_What you need to do_.
Reproduce word for word the lines from the beginning of the entries to the line with "import * as d3 from 'd3';", both included, but none of the pictures.

_Data lines_.
==============================

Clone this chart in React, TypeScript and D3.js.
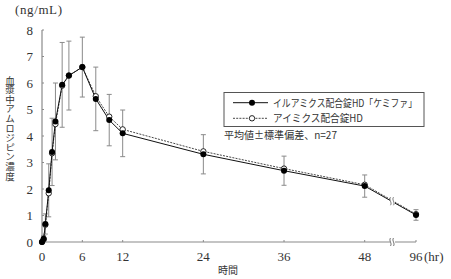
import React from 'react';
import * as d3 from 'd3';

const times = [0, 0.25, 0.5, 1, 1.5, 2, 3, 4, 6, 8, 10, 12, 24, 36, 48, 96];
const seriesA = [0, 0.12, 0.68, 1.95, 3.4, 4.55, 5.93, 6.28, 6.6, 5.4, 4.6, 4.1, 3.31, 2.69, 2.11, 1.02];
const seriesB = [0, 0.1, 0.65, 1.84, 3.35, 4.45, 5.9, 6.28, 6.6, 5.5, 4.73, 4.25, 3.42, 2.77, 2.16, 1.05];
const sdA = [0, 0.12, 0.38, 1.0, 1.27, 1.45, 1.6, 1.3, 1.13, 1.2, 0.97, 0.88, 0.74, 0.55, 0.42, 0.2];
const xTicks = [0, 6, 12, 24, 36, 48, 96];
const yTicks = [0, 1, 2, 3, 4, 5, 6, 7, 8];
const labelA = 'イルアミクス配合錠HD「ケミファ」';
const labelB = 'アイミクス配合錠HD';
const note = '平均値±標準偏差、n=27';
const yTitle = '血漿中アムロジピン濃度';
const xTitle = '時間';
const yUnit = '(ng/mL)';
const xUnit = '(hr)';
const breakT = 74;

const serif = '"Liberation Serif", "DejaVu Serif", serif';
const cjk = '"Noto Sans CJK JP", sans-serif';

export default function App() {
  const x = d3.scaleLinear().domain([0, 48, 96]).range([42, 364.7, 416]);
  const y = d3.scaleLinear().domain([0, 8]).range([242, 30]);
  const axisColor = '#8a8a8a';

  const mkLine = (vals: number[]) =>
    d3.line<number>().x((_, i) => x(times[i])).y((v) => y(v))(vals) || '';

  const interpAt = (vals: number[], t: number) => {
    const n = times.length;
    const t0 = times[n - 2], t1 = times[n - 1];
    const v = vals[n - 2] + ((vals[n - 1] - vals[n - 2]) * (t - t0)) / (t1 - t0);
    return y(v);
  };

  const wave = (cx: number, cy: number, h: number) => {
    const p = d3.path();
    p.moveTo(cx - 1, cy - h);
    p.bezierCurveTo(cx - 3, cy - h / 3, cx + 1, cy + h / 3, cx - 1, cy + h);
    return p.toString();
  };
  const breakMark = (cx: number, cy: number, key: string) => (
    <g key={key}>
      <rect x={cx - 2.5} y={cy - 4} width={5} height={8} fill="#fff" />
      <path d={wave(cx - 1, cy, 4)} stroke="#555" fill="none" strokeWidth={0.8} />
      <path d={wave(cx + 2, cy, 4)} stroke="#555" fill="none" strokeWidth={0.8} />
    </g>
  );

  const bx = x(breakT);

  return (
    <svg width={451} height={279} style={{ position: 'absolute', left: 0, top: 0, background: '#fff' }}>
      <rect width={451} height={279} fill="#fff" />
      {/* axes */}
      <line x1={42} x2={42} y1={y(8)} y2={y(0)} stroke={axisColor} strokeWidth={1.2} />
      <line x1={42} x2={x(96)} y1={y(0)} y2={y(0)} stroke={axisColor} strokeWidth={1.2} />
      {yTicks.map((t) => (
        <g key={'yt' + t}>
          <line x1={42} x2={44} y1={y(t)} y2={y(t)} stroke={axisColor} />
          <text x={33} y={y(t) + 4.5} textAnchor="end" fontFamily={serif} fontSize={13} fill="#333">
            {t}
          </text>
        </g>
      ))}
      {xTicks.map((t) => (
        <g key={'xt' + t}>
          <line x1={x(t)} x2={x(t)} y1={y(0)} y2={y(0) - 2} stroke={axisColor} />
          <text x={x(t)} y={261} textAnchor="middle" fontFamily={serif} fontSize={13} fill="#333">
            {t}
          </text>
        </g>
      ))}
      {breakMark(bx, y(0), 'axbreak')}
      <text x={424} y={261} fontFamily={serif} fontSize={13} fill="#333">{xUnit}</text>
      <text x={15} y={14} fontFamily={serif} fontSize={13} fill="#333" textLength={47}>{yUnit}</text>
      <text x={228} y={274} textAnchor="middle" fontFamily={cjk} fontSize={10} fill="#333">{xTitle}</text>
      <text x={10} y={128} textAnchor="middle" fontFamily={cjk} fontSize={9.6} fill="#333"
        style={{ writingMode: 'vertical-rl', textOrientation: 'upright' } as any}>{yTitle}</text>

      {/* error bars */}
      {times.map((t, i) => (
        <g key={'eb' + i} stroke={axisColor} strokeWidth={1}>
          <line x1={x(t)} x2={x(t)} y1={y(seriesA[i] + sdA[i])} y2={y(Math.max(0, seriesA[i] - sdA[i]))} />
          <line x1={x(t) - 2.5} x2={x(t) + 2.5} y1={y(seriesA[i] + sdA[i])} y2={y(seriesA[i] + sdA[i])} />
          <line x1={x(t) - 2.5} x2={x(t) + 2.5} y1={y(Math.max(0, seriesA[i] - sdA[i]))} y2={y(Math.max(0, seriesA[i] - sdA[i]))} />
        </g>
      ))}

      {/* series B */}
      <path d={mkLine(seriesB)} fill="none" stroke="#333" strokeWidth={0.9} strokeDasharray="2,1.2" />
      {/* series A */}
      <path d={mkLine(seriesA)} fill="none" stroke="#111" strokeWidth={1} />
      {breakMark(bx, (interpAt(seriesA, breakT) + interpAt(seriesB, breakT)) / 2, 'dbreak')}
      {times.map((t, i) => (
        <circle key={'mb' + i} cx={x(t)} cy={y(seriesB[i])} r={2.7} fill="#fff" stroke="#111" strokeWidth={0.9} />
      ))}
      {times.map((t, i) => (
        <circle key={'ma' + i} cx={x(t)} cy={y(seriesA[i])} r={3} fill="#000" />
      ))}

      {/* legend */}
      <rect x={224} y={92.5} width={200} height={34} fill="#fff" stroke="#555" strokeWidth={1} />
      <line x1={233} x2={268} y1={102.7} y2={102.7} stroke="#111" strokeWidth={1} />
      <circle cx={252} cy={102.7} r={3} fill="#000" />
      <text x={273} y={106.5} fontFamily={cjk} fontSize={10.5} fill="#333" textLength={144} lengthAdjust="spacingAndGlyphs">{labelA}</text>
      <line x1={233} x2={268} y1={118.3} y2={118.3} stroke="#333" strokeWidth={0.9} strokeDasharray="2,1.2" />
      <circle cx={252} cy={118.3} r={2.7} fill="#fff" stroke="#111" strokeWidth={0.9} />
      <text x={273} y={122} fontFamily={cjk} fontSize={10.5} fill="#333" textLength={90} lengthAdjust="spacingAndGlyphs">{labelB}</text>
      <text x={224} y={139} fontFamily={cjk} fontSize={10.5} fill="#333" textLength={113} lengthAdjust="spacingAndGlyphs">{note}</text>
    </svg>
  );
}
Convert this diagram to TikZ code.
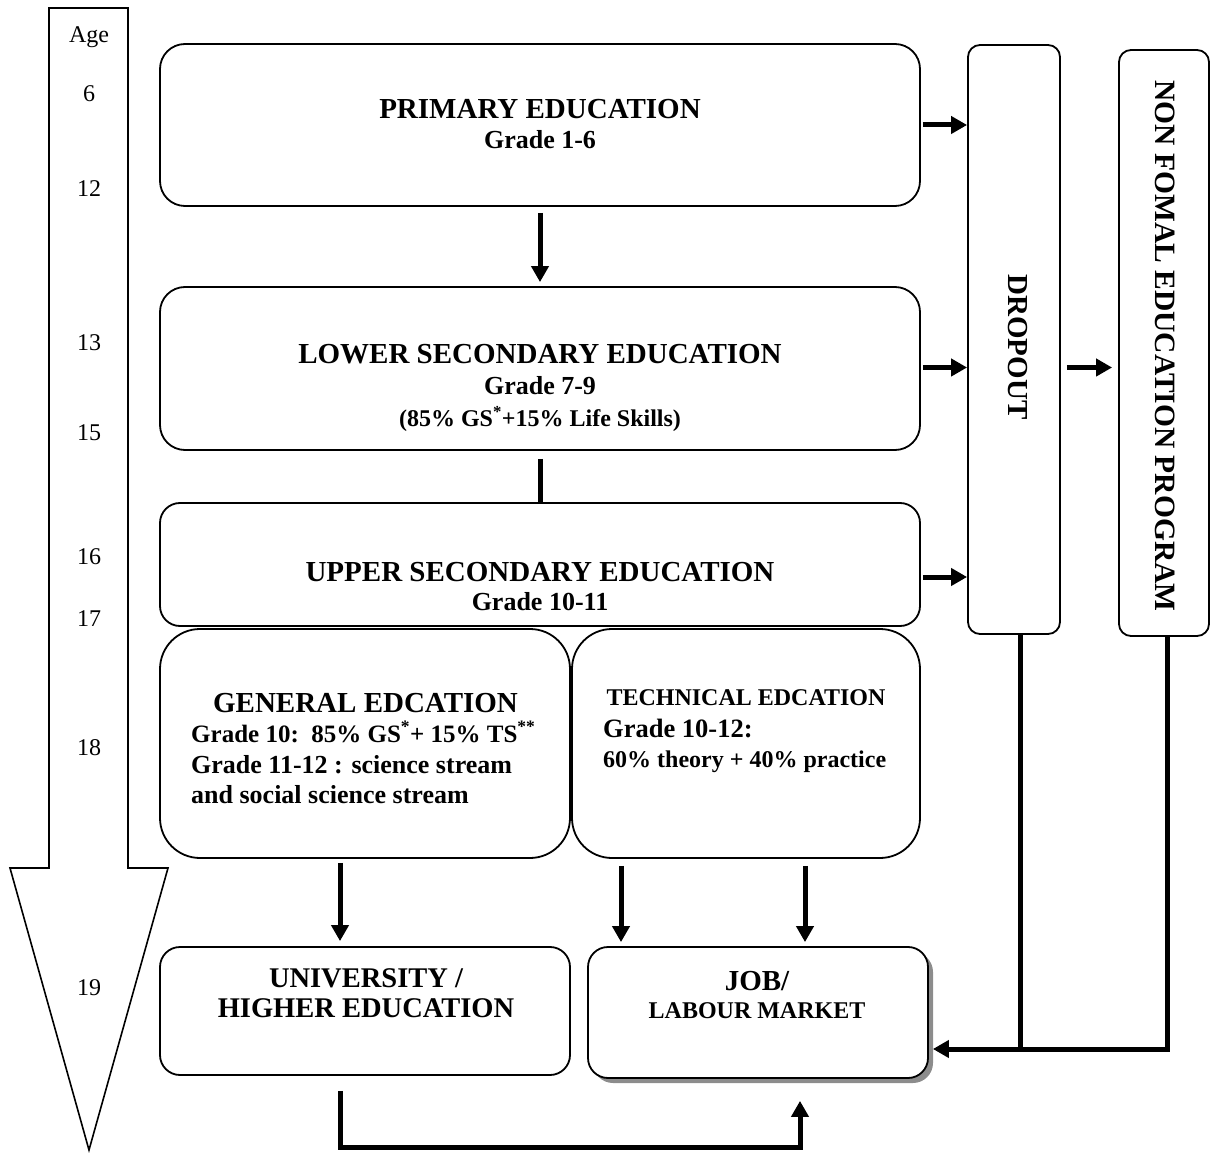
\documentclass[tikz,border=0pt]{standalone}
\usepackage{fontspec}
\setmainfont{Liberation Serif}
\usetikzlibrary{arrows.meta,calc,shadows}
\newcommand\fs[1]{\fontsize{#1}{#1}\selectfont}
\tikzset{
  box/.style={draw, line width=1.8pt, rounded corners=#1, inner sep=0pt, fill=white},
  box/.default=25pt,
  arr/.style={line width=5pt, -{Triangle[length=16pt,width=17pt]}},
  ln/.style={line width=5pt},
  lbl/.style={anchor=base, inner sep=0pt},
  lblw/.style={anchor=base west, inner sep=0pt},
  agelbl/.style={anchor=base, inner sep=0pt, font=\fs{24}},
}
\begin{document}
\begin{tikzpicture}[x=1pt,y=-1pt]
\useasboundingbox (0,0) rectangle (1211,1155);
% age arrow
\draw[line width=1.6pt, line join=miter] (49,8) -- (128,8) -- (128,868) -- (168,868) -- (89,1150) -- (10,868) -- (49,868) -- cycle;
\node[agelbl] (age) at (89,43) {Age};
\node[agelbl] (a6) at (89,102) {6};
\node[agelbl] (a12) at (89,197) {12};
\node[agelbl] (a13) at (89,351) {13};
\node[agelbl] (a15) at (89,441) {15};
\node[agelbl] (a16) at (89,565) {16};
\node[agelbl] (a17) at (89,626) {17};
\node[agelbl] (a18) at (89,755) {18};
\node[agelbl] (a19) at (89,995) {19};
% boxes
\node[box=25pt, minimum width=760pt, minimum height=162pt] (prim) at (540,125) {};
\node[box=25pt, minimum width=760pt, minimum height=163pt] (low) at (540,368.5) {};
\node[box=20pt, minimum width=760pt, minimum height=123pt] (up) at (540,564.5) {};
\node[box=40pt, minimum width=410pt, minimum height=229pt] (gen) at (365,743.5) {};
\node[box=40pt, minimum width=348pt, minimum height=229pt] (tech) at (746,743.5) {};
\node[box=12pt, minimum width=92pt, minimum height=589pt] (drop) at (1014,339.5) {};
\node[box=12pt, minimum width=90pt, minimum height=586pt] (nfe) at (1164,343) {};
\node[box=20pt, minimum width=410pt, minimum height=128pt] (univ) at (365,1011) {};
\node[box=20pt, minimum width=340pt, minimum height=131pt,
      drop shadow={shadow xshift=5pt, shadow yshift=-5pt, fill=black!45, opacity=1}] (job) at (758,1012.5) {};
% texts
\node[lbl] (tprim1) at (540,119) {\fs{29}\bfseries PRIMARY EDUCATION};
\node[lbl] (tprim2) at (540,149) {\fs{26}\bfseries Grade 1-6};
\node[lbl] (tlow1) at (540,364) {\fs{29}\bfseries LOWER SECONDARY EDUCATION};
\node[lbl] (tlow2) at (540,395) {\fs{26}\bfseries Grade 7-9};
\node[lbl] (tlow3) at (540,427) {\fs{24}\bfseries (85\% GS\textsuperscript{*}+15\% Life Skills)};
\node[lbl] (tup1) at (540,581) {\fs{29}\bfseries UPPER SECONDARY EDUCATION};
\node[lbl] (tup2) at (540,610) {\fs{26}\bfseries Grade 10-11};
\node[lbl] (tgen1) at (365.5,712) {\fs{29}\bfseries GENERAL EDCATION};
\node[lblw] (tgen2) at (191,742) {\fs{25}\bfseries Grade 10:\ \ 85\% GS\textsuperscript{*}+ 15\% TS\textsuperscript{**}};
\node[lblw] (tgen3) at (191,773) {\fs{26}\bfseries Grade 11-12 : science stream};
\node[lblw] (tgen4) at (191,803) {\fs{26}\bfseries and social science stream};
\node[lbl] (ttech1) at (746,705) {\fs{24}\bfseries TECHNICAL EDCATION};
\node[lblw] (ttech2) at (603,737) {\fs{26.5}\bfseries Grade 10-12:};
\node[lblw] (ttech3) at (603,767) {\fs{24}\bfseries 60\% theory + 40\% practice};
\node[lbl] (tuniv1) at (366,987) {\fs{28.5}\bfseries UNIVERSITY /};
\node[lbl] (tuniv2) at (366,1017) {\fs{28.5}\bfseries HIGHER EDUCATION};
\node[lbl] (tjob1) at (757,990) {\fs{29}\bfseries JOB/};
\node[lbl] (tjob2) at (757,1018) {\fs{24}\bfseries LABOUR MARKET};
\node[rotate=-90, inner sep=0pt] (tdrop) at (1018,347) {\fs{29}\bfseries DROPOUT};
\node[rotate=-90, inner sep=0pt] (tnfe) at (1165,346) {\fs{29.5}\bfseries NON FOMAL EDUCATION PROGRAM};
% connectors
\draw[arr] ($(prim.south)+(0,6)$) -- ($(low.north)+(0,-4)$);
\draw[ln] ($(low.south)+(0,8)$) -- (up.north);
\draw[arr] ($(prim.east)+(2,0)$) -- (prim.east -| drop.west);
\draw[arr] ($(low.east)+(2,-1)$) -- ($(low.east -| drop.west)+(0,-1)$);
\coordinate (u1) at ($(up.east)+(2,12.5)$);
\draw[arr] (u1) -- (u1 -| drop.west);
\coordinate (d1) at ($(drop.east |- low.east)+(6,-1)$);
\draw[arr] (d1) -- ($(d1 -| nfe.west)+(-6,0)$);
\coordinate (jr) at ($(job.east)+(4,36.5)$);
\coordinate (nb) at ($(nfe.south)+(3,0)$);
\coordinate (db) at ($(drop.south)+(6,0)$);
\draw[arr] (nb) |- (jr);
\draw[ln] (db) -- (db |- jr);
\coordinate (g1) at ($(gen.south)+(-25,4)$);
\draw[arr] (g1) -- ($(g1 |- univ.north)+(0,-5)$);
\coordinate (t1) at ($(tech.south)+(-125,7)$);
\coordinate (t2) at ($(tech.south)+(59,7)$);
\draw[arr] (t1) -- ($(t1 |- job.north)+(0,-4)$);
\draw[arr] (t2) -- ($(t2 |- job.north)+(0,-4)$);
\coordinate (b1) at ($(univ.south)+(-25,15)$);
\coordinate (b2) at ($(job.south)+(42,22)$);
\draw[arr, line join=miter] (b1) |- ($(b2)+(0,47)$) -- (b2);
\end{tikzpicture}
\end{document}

==============================

_Exercise answer_.
Clone this chart in React, TypeScript and D3.js.
import React from 'react';
import * as d3 from 'd3';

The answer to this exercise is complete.